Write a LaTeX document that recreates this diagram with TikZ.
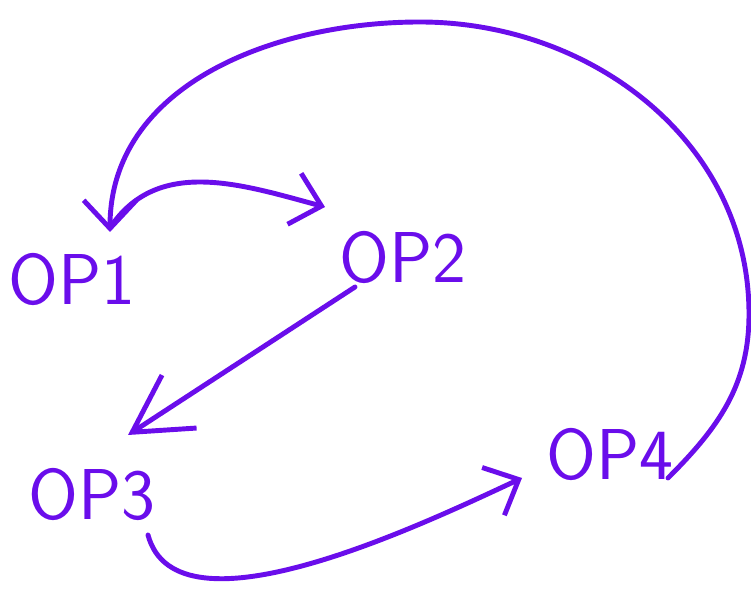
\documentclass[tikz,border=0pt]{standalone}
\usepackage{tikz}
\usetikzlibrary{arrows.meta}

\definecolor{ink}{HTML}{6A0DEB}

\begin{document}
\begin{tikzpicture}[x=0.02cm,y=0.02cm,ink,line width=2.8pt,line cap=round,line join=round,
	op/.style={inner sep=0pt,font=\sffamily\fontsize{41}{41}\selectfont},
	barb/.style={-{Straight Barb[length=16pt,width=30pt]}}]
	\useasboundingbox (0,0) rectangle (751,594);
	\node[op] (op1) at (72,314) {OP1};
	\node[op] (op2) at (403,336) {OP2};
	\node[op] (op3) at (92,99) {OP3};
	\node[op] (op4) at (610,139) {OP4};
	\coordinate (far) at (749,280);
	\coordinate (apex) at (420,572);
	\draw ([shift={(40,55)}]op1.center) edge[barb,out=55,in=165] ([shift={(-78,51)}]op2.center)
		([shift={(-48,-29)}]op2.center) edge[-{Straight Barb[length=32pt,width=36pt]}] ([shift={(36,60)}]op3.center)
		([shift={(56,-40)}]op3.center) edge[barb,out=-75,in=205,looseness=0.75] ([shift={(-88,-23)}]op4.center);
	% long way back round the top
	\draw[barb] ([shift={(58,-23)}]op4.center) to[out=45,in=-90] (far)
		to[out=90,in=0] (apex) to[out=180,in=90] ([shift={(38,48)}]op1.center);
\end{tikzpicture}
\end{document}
----------
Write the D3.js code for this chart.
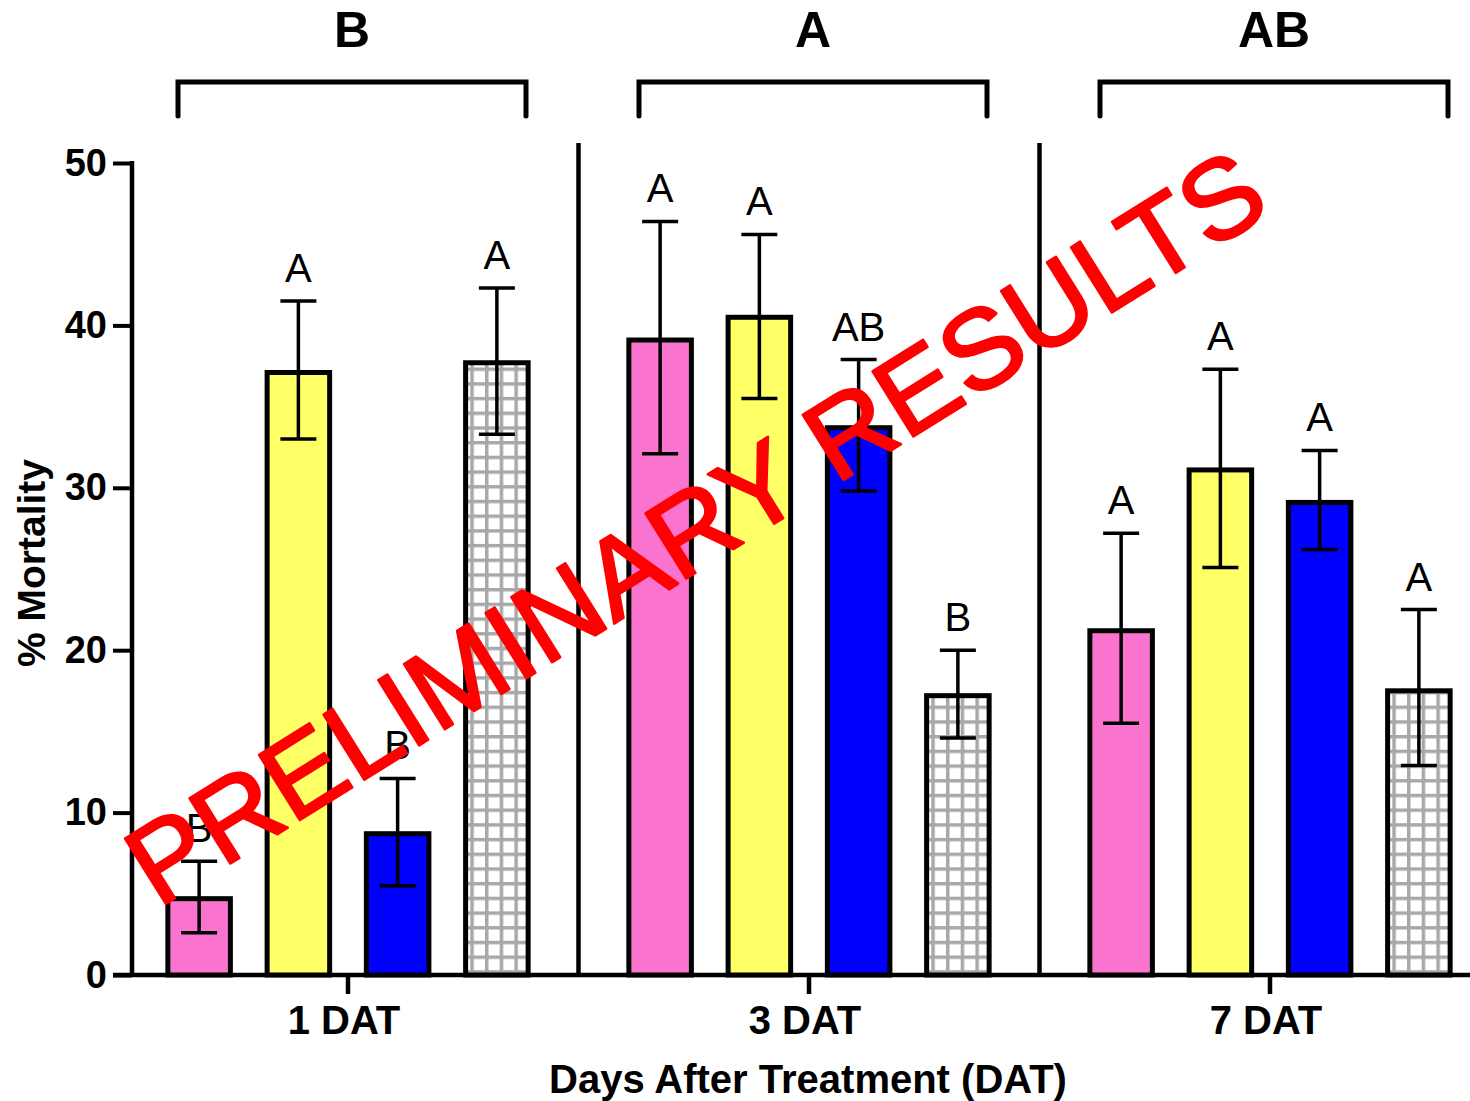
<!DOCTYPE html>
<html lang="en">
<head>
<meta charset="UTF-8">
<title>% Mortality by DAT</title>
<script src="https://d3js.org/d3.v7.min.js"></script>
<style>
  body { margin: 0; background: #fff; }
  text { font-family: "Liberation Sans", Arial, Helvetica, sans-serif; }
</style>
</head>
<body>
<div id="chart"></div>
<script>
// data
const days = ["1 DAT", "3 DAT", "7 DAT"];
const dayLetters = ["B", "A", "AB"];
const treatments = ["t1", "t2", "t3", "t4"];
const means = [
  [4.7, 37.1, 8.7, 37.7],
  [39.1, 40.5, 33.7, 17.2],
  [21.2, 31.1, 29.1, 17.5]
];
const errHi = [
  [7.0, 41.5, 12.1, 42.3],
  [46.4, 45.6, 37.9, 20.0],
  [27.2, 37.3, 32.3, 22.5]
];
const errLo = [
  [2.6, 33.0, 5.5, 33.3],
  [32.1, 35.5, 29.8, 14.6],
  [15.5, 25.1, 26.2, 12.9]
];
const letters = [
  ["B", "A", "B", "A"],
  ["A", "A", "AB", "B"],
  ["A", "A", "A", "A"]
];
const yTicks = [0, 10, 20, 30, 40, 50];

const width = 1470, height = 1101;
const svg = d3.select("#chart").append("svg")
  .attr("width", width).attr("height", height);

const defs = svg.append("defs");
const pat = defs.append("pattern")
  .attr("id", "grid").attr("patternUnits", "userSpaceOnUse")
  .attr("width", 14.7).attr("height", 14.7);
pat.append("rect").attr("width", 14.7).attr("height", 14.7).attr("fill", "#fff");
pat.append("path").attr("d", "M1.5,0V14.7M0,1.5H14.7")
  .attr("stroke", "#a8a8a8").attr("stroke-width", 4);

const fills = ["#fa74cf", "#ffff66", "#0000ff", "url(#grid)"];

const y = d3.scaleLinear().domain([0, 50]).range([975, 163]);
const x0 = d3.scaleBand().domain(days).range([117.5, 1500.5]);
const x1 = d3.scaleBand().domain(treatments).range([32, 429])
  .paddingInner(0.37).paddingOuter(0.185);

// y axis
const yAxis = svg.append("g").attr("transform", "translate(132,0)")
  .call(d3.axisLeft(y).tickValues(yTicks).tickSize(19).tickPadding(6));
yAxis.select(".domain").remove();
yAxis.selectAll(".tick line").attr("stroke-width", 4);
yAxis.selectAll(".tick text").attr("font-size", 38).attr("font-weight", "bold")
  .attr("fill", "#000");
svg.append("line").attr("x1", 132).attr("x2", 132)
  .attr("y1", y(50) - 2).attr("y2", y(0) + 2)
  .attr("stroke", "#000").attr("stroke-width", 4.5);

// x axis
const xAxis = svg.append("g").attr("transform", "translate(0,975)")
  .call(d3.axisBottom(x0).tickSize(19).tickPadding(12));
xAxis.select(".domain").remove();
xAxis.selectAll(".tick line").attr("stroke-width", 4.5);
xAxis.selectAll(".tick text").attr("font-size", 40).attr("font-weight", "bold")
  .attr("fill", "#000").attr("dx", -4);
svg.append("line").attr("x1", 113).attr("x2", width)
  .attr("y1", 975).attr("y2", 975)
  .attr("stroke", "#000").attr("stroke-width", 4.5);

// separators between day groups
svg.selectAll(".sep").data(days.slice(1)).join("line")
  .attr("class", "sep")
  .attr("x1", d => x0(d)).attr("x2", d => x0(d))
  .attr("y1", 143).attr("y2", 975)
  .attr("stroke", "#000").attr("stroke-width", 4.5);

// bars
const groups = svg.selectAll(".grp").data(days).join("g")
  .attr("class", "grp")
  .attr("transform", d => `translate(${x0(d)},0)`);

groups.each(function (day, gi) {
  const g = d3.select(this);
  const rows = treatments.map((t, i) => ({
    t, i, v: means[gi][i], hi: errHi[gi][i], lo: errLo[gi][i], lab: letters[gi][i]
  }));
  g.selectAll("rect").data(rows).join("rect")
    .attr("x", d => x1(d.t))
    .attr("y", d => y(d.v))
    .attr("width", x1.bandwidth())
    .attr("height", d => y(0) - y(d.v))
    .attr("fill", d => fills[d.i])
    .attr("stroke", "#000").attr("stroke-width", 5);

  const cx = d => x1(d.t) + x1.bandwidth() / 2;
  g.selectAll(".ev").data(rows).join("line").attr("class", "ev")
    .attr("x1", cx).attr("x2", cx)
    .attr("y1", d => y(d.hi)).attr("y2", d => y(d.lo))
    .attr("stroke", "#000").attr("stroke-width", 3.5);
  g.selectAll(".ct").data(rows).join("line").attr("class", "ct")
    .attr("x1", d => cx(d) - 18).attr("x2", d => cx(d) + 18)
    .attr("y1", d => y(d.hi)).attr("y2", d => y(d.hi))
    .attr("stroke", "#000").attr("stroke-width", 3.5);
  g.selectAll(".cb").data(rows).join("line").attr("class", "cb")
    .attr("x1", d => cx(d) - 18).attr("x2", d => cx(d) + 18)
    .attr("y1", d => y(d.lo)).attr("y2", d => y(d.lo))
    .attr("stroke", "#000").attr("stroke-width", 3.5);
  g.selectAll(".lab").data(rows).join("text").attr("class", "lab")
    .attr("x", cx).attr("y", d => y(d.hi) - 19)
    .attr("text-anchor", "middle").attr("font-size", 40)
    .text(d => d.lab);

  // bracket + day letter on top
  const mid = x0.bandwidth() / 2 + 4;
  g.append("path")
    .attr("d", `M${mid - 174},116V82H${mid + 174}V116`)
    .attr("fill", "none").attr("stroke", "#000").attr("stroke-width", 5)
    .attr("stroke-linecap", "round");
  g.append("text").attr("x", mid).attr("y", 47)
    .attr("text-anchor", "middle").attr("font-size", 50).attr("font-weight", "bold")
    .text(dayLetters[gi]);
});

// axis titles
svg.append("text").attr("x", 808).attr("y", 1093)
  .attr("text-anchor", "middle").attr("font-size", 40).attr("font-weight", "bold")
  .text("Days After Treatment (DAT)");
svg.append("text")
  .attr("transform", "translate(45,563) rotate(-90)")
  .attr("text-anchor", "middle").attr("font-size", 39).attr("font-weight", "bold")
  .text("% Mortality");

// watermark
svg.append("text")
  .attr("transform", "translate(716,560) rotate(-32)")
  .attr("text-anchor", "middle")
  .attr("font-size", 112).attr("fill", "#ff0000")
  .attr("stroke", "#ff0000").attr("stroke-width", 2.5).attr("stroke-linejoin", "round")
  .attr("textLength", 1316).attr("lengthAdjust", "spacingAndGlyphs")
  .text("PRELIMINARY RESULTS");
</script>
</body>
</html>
----------
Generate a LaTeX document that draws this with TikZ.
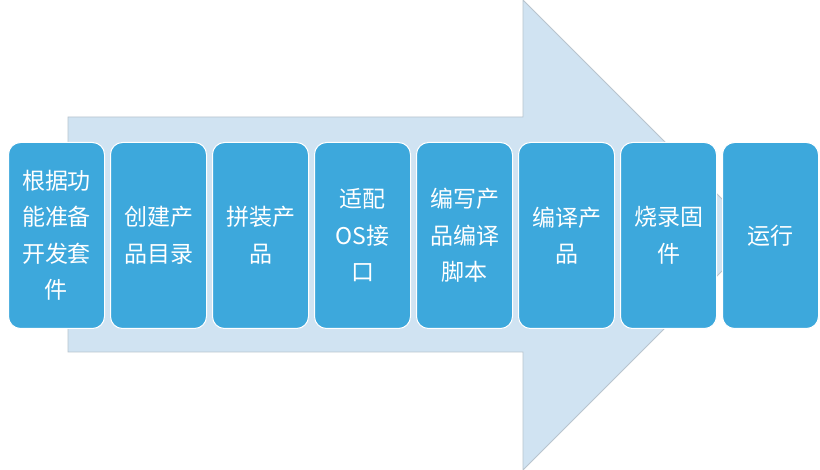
----------
== REQUIREMENTS ==
Scan the data for the word "this" and copy every line where it shows up.

== THE RESPONSE ==
Write a LaTeX document that recreates this diagram with TikZ.
Write the D3.js code for this chart.
  const g = d3.select(this);
Generate a LaTeX document that draws this with TikZ.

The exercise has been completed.